Wisdom is sometimes referred to as "creation theology" as opposed to "covenant theology."  This is an unnecessary and, I believe, an inaccurate distinction.  All of the Bible is covenant theology because it all arises from the covenant bond(s) that God initiates with humanity, culminating in the new covenant in Jesus' blood.  Wisdom is one of the varied literatures and concerns in the Bible which views creation from the perspective of the covenant.  Other Ancient Near Eastern cultures have their sapiental traditions: proverbs, sayings, songs, and the like.  However, in the Old Testament these common forms have a unique perspective.  All wisdom literature is about life lived, but the wisdom found in the OT is about living in the world as a "gift" not a "given."  The world and our life in it is a gift because we have come to know its Creator in Jesus Christ, our Lord.  God is a generous God, who gave his only begotten Son.  Creation bears the imprint of its Creator.

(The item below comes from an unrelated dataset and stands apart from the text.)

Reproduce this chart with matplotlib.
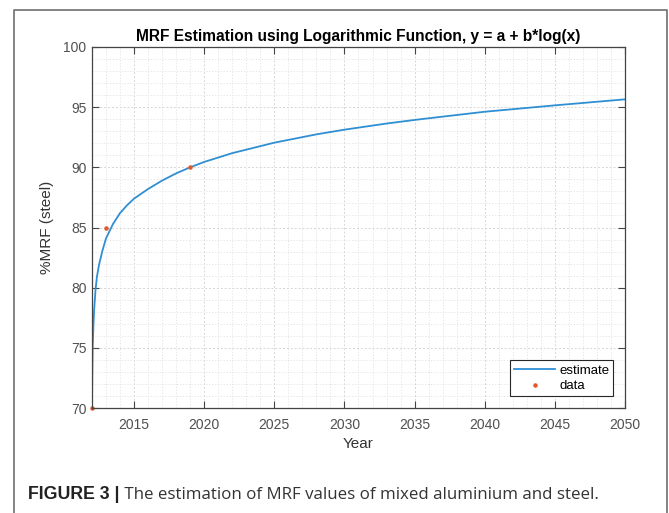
import matplotlib.pyplot as plt
from matplotlib.ticker import MultipleLocator
from matplotlib.lines import Line2D

# fitted curve, values
est_years = [2012.0, 2012.02, 2012.05, 2012.1, 2012.15, 2012.25, 2012.35, 2012.5,
             2012.75, 2013.0, 2013.5, 2014.0, 2014.5, 2015.0, 2016.0, 2017.0,
             2018.0, 2019.0, 2020.0, 2022.0, 2025.0, 2028.0, 2030.0, 2033.0,
             2035.0, 2040.0, 2045.0, 2050.0]
est_values = [70.0, 72.6, 75.1, 76.8, 78.1, 79.8, 80.9, 81.9,
              83.1, 84.1, 85.3, 86.2, 86.85, 87.4, 88.2, 88.9,
              89.5, 90.0, 90.45, 91.18, 92.05, 92.74, 93.13, 93.64,
              93.94, 94.62, 95.15, 95.65]

# observed points
data_years = [2012, 2013, 2019]
data_values = [70, 85, 90]

x_ticks = [2015, 2020, 2025, 2030, 2035, 2040, 2045, 2050]
y_ticks = [70, 75, 80, 85, 90, 95, 100]

plt.rcParams['font.family'] = ['Liberation Sans', 'DejaVu Sans']

fig = plt.figure(figsize=(6.69, 5.13), dpi=100)
ax = fig.add_axes([92 / 669, 105 / 513, 533 / 669, 361 / 513])

ax.plot(est_years, est_values, color='#2f8fd3', lw=1.3, label='estimate')
ax.plot(data_years, data_values, '.', color='#e0592a', ms=4.5, label='data', clip_on=False)

ax.set_xlim(2012, 2050)
ax.set_ylim(70, 100)
ax.set_xticks(x_ticks)
ax.set_yticks(y_ticks)
ax.xaxis.set_minor_locator(MultipleLocator(1))
ax.yaxis.set_minor_locator(MultipleLocator(1))

ax.grid(which='major', color='#d6d6d6', linestyle=(0, (2, 2)), lw=0.7)
ax.grid(which='minor', color='#e2e2e2', linestyle=(0, (1.5, 2)), lw=0.6)
ax.set_axisbelow(True)

ax.tick_params(which='major', direction='in', length=5, width=0.8, color='#444444',
               top=True, right=True, labelsize=10, labelcolor='#505050')
ax.tick_params(axis='x', pad=7.5)
ax.tick_params(axis='y', pad=4)
ax.tick_params(which='minor', length=0)
for s in ax.spines.values():
    s.set_color('#444444')
    s.set_linewidth(0.9)

ax.set_title('MRF Estimation using Logarithmic Function, y = a + b*log(x)',
             fontsize=11.2, fontweight='bold', pad=4)
ax.set_xlabel('Year', fontsize=11, color='#333333', va='center')
ax.set_ylabel('%MRF (steel)', fontsize=11, color='#333333', va='center')
ax.xaxis.set_label_coords(0.5, -0.0997)
ax.yaxis.set_label_coords(-0.0844, 0.5)

leg = ax.legend(loc='lower right', fontsize=9.5, fancybox=False, framealpha=1,
                edgecolor='#262626', handlelength=3.1, borderaxespad=0.9,
                labelspacing=0.25, handletextpad=0.3, borderpad=0.3)
leg.get_frame().set_linewidth(0.8)

# outer frame of the figure panel
fx0, fx1, fy1 = 14 / 669, 667 / 669, 503 / 513
fig.add_artist(Line2D([fx0, fx0, fx1, fx1], [0, fy1, fy1, 0], color='#6e6e6e', lw=1.2))

# caption
cap = fig.text(28 / 669, 14 / 513, 'FIGURE 3 |', fontsize=12.8, fontweight='bold',
               color='#222222', va='baseline')
ax.annotate(' The estimation of MRF values of mixed aluminium and steel.',
            xy=(1, 0), xycoords=cap, va='bottom', fontsize=12.2, color='#333333',
            family=['Open Sans', 'DejaVu Sans'])

plt.savefig('out.png', dpi=100)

One helpful way to make this distinction between biblical and non-biblical wisdom is to compare Annie Dillard's Pilgrim at Tinker Creek with, say, Carl Sagan's Cosmos.  Both are looking at the world, looking even in wonder and astonishment.  But there is an interior understanding, an intimacy even, in Dillard's account that is missing in Sagan's.  Same world but different meaning.  Dillard sees the world as "gift".  Sagan sees it as a "given" - billions and billions of years old and it will eventually burn out.  Sagan's "world" is not sustained but rather self-sustaining. It is a disenchanted world and only merits speculation.  However, the world of Dillard (and the Bible) is enchanted and merits adoration and praise.

When I look at your heavens, the work of your fingers,
the moon and the stars, which you have set in place,
what is man that you are mindful of him, and the son of man that you care for him?
Yet you have made him a little lower than the angels, and crowned him glory and honor.
You have given him dominion over the works of your hands; you have put all things under his feet....

O Lord, our Lord, how majestic is your name in all the earth!